Uma das ameaças econômicas a este projeto, segundo o estudo de caso brasileiro, é a alta competitividade financeira do setor agrícola no país, que pode afetar o preço das terras e incentivar pequenas propriedades agrícolas a venderem ou adotar usos que necessitem a conversão de florestas. “Sob tais circunstâncias, os pequenos produtores podem demandar incentivos financeiros mais elevados para garantir a proteção dos serviços ambientais e o gerenciamento sustentável da terra”, afirma um rascunho do estudo ao qual a CarbonoBrasil teve acesso.
América Central e Caribe
Outro fator fundamental para o sucesso a longo prazo de PSA é o engajamento da população, tanto na hora decidir como ele funcionará na prática quanto durante a operação. Ao menos isto é o que demonstra um outro estudo de 27 esquemas de pagamento por serviços hídricos, realizado pelo Programa Facilitador de Florestas Nacionais da Organização para a Alimentação e Agricultura (FAO) em países da América Central e Caribe.

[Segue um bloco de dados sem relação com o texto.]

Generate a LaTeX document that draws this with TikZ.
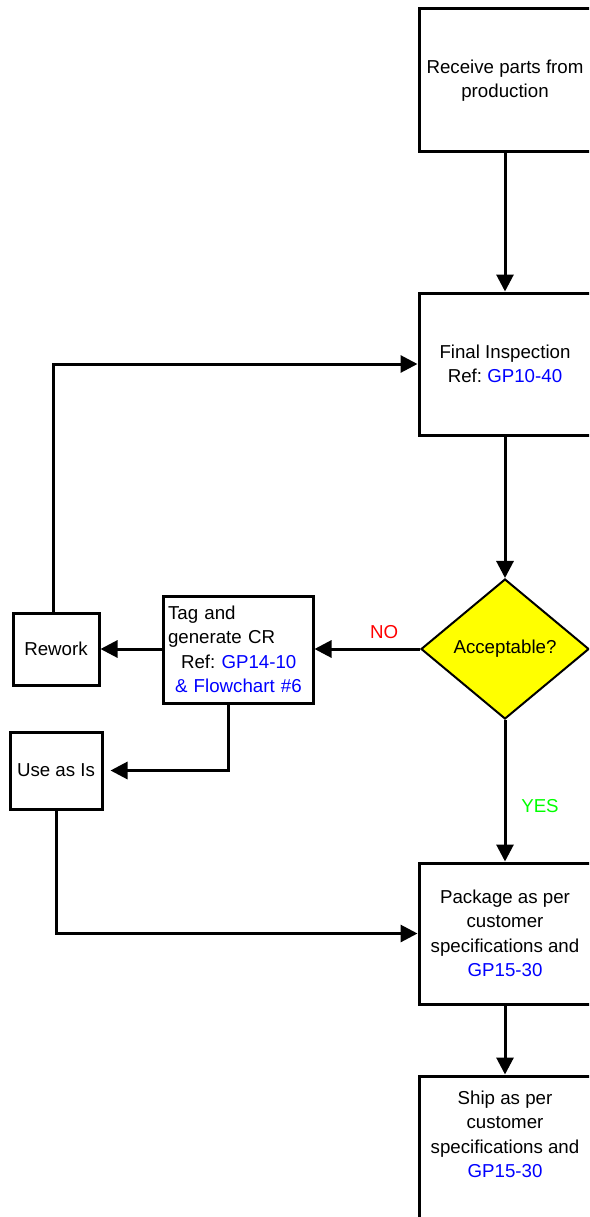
\documentclass[tikz,border=0pt]{standalone}
\usepackage{fontspec}
\setmainfont{Liberation Sans}
\usetikzlibrary{arrows.meta,shapes.geometric}
\definecolor{refblue}{RGB}{0,0,255}
\definecolor{nored}{RGB}{255,0,0}
\definecolor{yesgreen}{RGB}{0,255,0}
\definecolor{decyellow}{RGB}{255,255,0}
\tikzset{
  stepbox/.style={draw, line width=3pt, rectangle, inner sep=0pt, align=center, fill=white},
  bigbox/.style={stepbox, minimum width=172pt, minimum height=143pt},
  decision/.style={diamond, draw, line width=2pt, fill=decyellow, inner sep=0pt,
    minimum width=168pt, minimum height=140pt},
  flow/.style={line width=3pt, -{Triangle[length=17pt,width=17pt]}}
}
\begin{document}
\begin{tikzpicture}[x=1pt,y=-1pt,font=\fontsize{18.7}{24.5}\selectfont\frenchspacing]
\fill[white] (0,0) rectangle (589,1217);
\useasboundingbox (0,0) rectangle (589,1217);
\clip (0,0) rectangle (589,1217);

% main column
\node[bigbox] (recv) at (505,80.5) {Receive parts from\\production};
\node[bigbox, minimum height=142pt] (final) at (505,364)
  {Final Inspection\\Ref: \textcolor{refblue}{GP10-40}};
\node[decision] (acc) at (505,649) {Acceptable?};
\node[bigbox, minimum height=141pt] (pkg) at (505,933.5)
  {Package as per\\customer\\specifications and\\\textcolor{refblue}{GP15-30}};
\node[bigbox] (ship) at (505,1147.5) {};
\node[align=center] (shiptext) at (505,1134.5)
  {Ship as per\\customer\\specifications and\\\textcolor{refblue}{GP15-30}};

% nonconforming branch
\node[stepbox, minimum width=150pt, minimum height=107pt, text width=140pt, align=left]
  (tag) at (238,649.5)
  {Tag and\\generate CR\\\hspace*{13pt}Ref: \textcolor{refblue}{GP14-10}\\\hspace*{7pt}\textcolor{refblue}{\& Flowchart \#6}};
\node[stepbox, minimum width=86pt, minimum height=72pt] (rework) at (56,649) {Rework};
\node[stepbox, minimum width=92pt, minimum height=77pt] (useis) at (56,770.5) {Use as Is};

% connectors
\draw[flow] (recv) -- (final);
\draw[flow] (final) -- (acc);
\draw[flow] (acc.west) -- node[pos=0.34, yshift=17pt, text=nored] {NO} (acc.west -| tag.east);
\draw[flow] (rework.east -| tag.west) -- (rework.east);
\draw[flow] ([xshift=-3pt]rework.north) |- (final.west);
\draw[flow] ([xshift=-10pt]tag.south) |- ([xshift=7pt]useis.east);
\draw[flow] (useis.south) |- (pkg.west);
\draw[flow] (acc.south) -- node[pos=0.61, xshift=35pt, text=yesgreen] {YES} (pkg.north);
\draw[flow] (pkg) -- (ship);
\end{tikzpicture}
\end{document}
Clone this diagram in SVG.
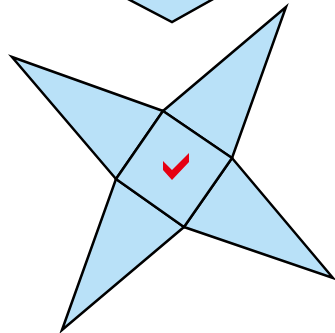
<svg xmlns="http://www.w3.org/2000/svg" width="335" height="333" viewBox="0 0 335 333">
<style>
.s{fill:#b9e1f8;stroke:#000;stroke-width:2.5;stroke-linejoin:miter;stroke-miterlimit:10}
.chk{fill:#e60012}
</style>
<rect width="335" height="333" fill="#fff"/>
<g id="top-partial"><polygon class="s" points="126,-2 172,22 215,-2"/></g>
<g id="tri-tl"><polygon class="s" points="12,57 163,111 116,179"/></g>
<g id="tri-tr"><polygon class="s" points="286,7 163,111 232,158"/></g>
<g id="tri-br"><polygon class="s" points="333,278 232,158 184,227"/></g>
<g id="tri-bl"><polygon class="s" points="62,330 116,179 184,227"/></g>
<g id="center"><polygon class="s" points="163,111 232,158 184,227 116,179"/></g>
<g id="check"><polygon class="chk" points="163,161 172,170 189,153 189,162 172,180 163,170"/></g>
</svg>
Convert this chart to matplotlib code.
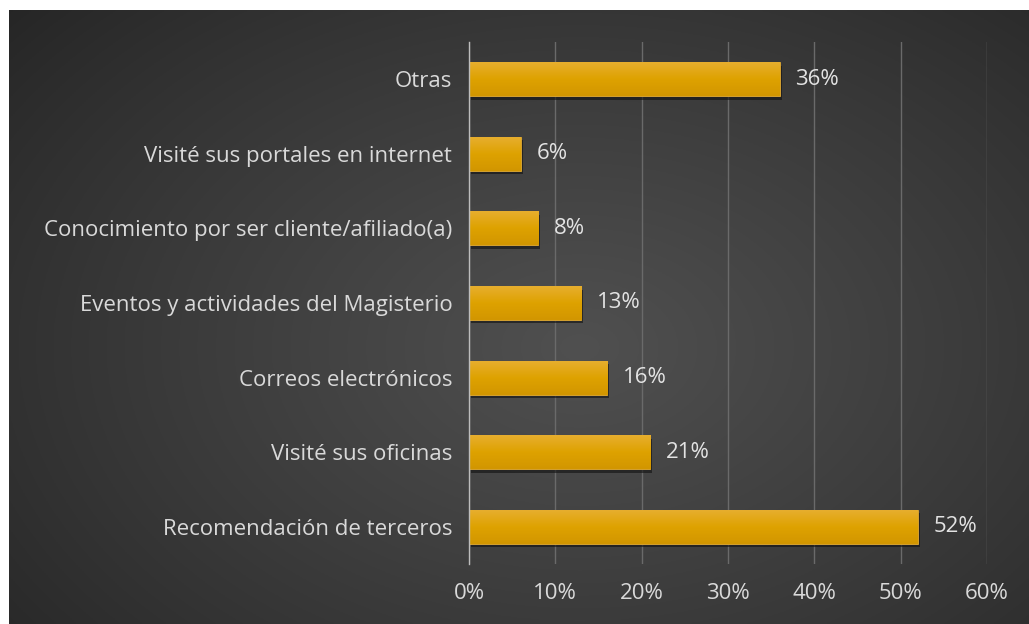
import numpy as np
import matplotlib
matplotlib.use("Agg")
import matplotlib.pyplot as plt
import matplotlib.patheffects as pe
from matplotlib.colors import LinearSegmentedColormap

categories = [
    "Recomendación de terceros",
    "Visité sus oficinas",
    "Correos electrónicos",
    "Eventos y actividades del Magisterio",
    "Conocimiento por ser cliente/afiliado(a)",
    "Visité sus portales en internet",
    "Otras",
]
values = [52, 21, 16, 13, 8, 6, 36]
xticks = [0, 10, 20, 30, 40, 50, 60]
xtick_labels = ["0%", "10%", "20%", "30%", "40%", "50%", "60%"]

W, H = 1029, 624
FONT = "Open Sans"
FS = 16
fig = plt.figure(figsize=(W / 100, H / 100), dpi=100)
fig.patch.set_facecolor("white")

# dark panel with a soft radial gradient
bg = fig.add_axes([9 / W, 0, 1 - 9 / W, 1 - 10 / H])
bg.set_axis_off()
yy, xx = np.mgrid[0:1:300j, 0:1:500j]
r = np.sqrt(((xx - 0.56) / 0.75) ** 2 + ((yy - 0.45) / 0.85) ** 2)
shade = np.clip(1 - r, 0, 1)
inner = np.array([0x50, 0x50, 0x50]) / 255
outer = np.array([0x25, 0x25, 0x25]) / 255
img = outer + (inner - outer) * shade[..., None] ** 0.9
bg.imshow(img, aspect="auto", extent=[0, 1, 0, 1], origin="lower")
bg.set_xlim(0, 1)
bg.set_ylim(0, 1)

ax = fig.add_axes([469 / W, 1 - 564 / H, (987 - 469) / W, (564 - 42) / H])
ax.set_facecolor("none")
ypos = np.arange(len(categories))
bar_h = 0.455
bars = ax.barh(ypos, values, height=bar_h, color="#dda004", edgecolor="#e2ab35",
               linewidth=0.6, zorder=3)
for b in bars:
    b.set_path_effects([pe.SimplePatchShadow(offset=(1.5, -2.5), shadow_rgbFace="#111111", alpha=0.6),
                        pe.Normal()])

# vertical gold gradient inside each bar
gold = LinearSegmentedColormap.from_list("gold", ["#d29600", "#dea200", "#e7ae2e"])
grad = np.linspace(0, 1, 64).reshape(-1, 1)
for b, y, v in zip(bars, ypos, values):
    im = ax.imshow(grad, cmap=gold, aspect="auto", origin="lower",
                   extent=[0, v, y - bar_h / 2, y + bar_h / 2], zorder=3.5)
    im.set_clip_path(b)

ax.set_xlim(0, 60)
ax.set_ylim(-0.5, len(categories) - 0.5)
ax.set_xticks(xticks)
ax.set_xticklabels(xtick_labels)
ax.set_yticks(ypos)
ax.set_yticklabels(categories)
ax.grid(axis="x", color="#6a6a6a", linewidth=1.0, zorder=0)
for s in ["top", "right", "bottom"]:
    ax.spines[s].set_visible(False)
ax.spines["left"].set_color("#bdbdbd")
ax.spines["left"].set_linewidth(1.0)
ax.spines["left"].set_zorder(4)
ax.tick_params(axis="both", length=0, colors="#d9d9d9", labelsize=FS)
ax.tick_params(axis="y", pad=12)
ax.tick_params(axis="x", pad=14)
for t in ax.get_xticklabels() + ax.get_yticklabels():
    t.set_fontfamily(FONT)

for y, v in zip(ypos, values):
    ax.text(v + 1.8, y, f"{v}%", va="center", ha="left", color="#e3e3e3",
            fontsize=FS, fontfamily=FONT, zorder=5)

fig.savefig("out.png", dpi=100, facecolor=fig.get_facecolor())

“Financiamento é essencial no começo, assim como um marco legal e vontade política”, completa o diretor regional do Programa Facilitador de Florestas Nacionais, Jhony Zapata, que apresentou o estudo durante o Congresso Mundial de Florestas, em Buenos Aires no mês passado.
Segundo esta pesquisa, em 80% dos casos analisados há uma compensação econômica. Na Nicarágua, por exemplo, um esquema de PSA paga US$ 36 anuais por hectare de floresta preservada, enquanto que na Republica Dominicana o valor pago é US$50 anuais por hectare.
Apesar disso, seis dos esquemas analisados não envolviam o pagamento em dinheiro para quem preserva o recurso natural. Em um deles, por exemplo, a proprietária da área com uma nascente de água aceitou manter sua terra intacta em troca do trabalho de manejo florestal na área feito pelas pessoas que se beneficiam com o recurso.
“Estes esquemas não vão solucionar os problemas hídricos ou florestais, porém podem ser um mecanismo estratégico de uso sustentável dos ecossistemas. Mas vimos que a sustentabilidade financeira é o elemento mais crítico para o sucesso”, destaca Zapata.